The Reserve Bank does not expect the New Zealand economy to come out of recession soon.
New Zealand's central bank cut the Official Cash Rate by a percentage point to 6.5% on Thursday, but warned the size and timing of future cuts will depend on inflation pressures abating.
Reserve Bank governor Alan Bollard says the record cut in the benchmark rate was taken with the turmoil on financial markets and weakening outlook for the global economy in mind.
The Official Cash Rate was previously cut by half a percentage point to 7.5% on 8 September.
Dr Bollard expects inflation to fall from 5% to within the bank's 1% to 3% target band by the middle of next year as the effects of the global financial meltdown reach New Zealand.
He expects to lower rates further, but says future cuts will depend on developments in the financial markets and how quickly still stubborn domestic inflationary pressures subside.
"We've just got to remember we are doing this from a point of very high historical inflation. Now, everybody expects those numbers to come off, but what we're looking at is any evidence that those get entrenched."
Dr Bollard says he is comfortable with the dollar's fall in recent weeks and does not see it as a contributor to inflationary pressures given falling oil prices and a weak economy.
The last recession, in 1997-98, lasted nine months. Gross Domestic Product was down 0.2% for the June quarter and 0.3% for the March quarter.
Statistics New Zealand announced on Tuesday the annual rate of inflation is 5.1% - the highest for 18 years.
Banks drop mortgage rates
Almost all of the major banks responded to the cut in the Official Cash Rate by reducing interest rates on mortgages.
ANZ and National banks have cut interest on their two-year home loan rates by 0.5%.
Kiwibank dropped its two-year fixed rate by 0.3% and ASB dropped its two-year fixed rate by 0.6%.
Both Kiwibank and Westpac dropped their variable interest rates by a full percentage point, but the other banks are yet to announce whether they will reduce theirs.
Trading banks ASB and TSB reduced their fixed-home loan rates and say their floating rates are currently under review.
Economist Ganesh Nana, from economic research company BERL, says he thinks the Reserve Bank could still bring down interest rates further and faster.
Central banks around the world slashed their interest rates in an unprecedented, co-ordinated move on 8 October.
The Bank of England cut its rates from 5% to 4.5% and the US Federal Reserve went from 2% to 1.5%. Similar reductions were made by Canada, Sweden and Switzerland.
The Reserve Bank of Australia cut its rate from 7% to 6% on 7 October.
Comment on OCR cut
Deutsche Bank chief economist Darren Gibbs says the faltering economy means a more aggressive easing of the Official Cash Rate rate is likely this year.
Wellington Chamber of Commerce chief executive Charles Finny says borrowing is one of the big costs faced by businesses and the sector will keep a close eye on all banks to ensure that they quickly pass on interest rate cuts to customers.
Federated Farmers supports the latest cut in the benchmark interest rate.

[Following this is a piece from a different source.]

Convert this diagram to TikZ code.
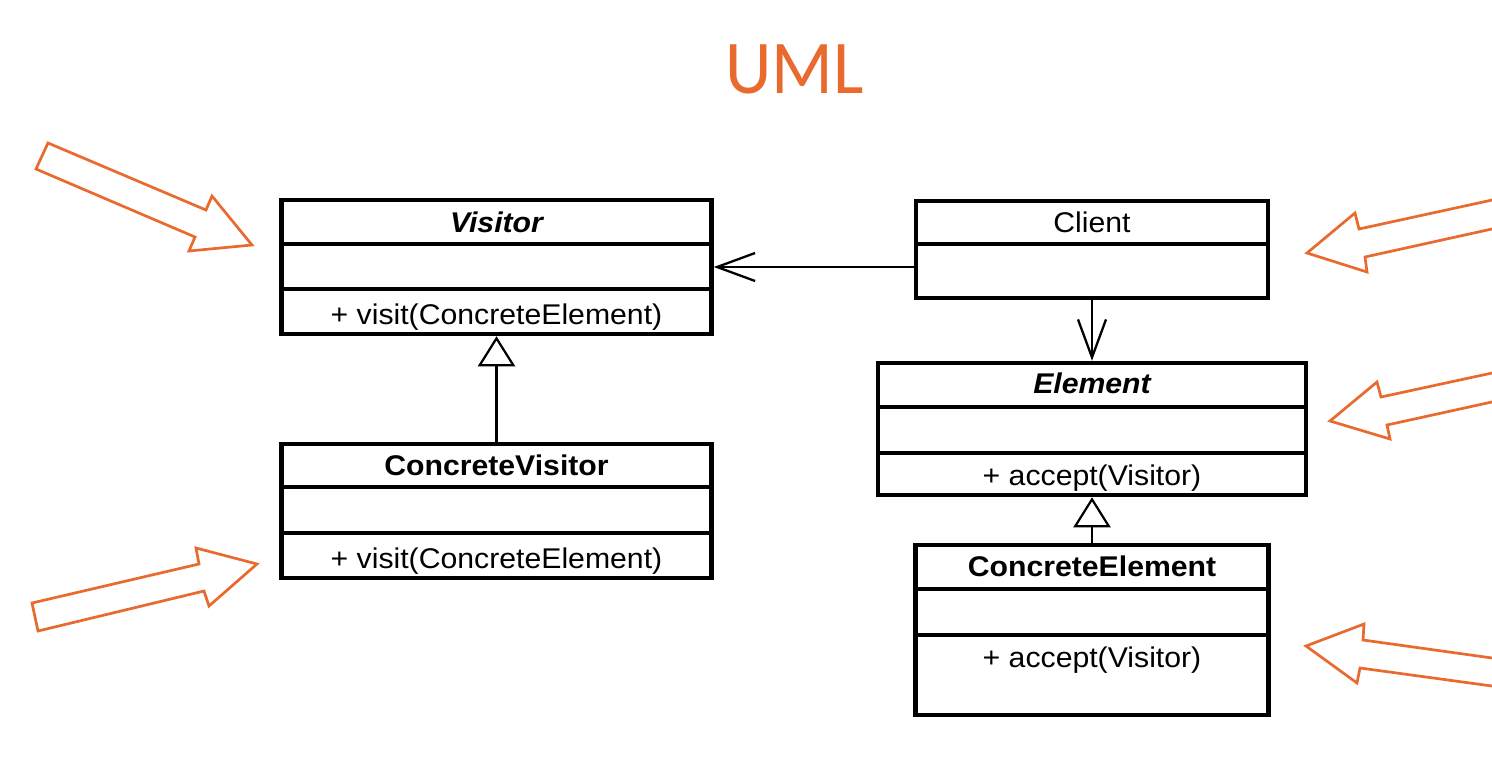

President Don Nicolson says overseas economies are going to hell in a handbag, but the provincial economy is keeping New Zealand from falling into the same abyss.
Mr Nicolson says the cut should give farmers confidence to continue with the capital investment needed to farm the country out of recession.
Statement by Reserve Bank governor
Reserve Bank governor Alan Bollard commented that "ongoing financial market turmoil and a deteriorating outlook for global growth have played a large role" in shaping the decision to reduce the Official Cash Rate from 7.5% to 6.5%.
"Economic activity in New Zealand will be further constrained, relative to the outlook presented in our September Monetary Policy Statement, by these international developments.
"New Zealand can expect to face lower demand for exports and credit is likely to be less readily available. In this environment consumers and businesses are likely to be more cautious and curtail spending.
"The reduction in domestic spending will be partly offset by the depreciation of the New Zealand dollar over the past few months, falling oil prices and the recent loosening of fiscal policy.
"With weaker short-term growth and sharply lower oil prices we now expect that annual CPI inflation will return to the target band of 1% to 3% around the middle of 2009.
"However, we still have concerns that domestically generated inflation (particularly in labour costs, local body rates, electricity prices and construction costs) is remaining stubbornly high.
"Consistent with the Policy Targets Agreement, the Bank's focus will remain on medium-term inflation. Should the outlook for inflation evolve as projected we would expect to lower the OCR further.
"However, the timing and extent of OCR reductions over the coming months will depend on evidence of actual reductions in domestic cost pressures as well as how the global financial developments play out."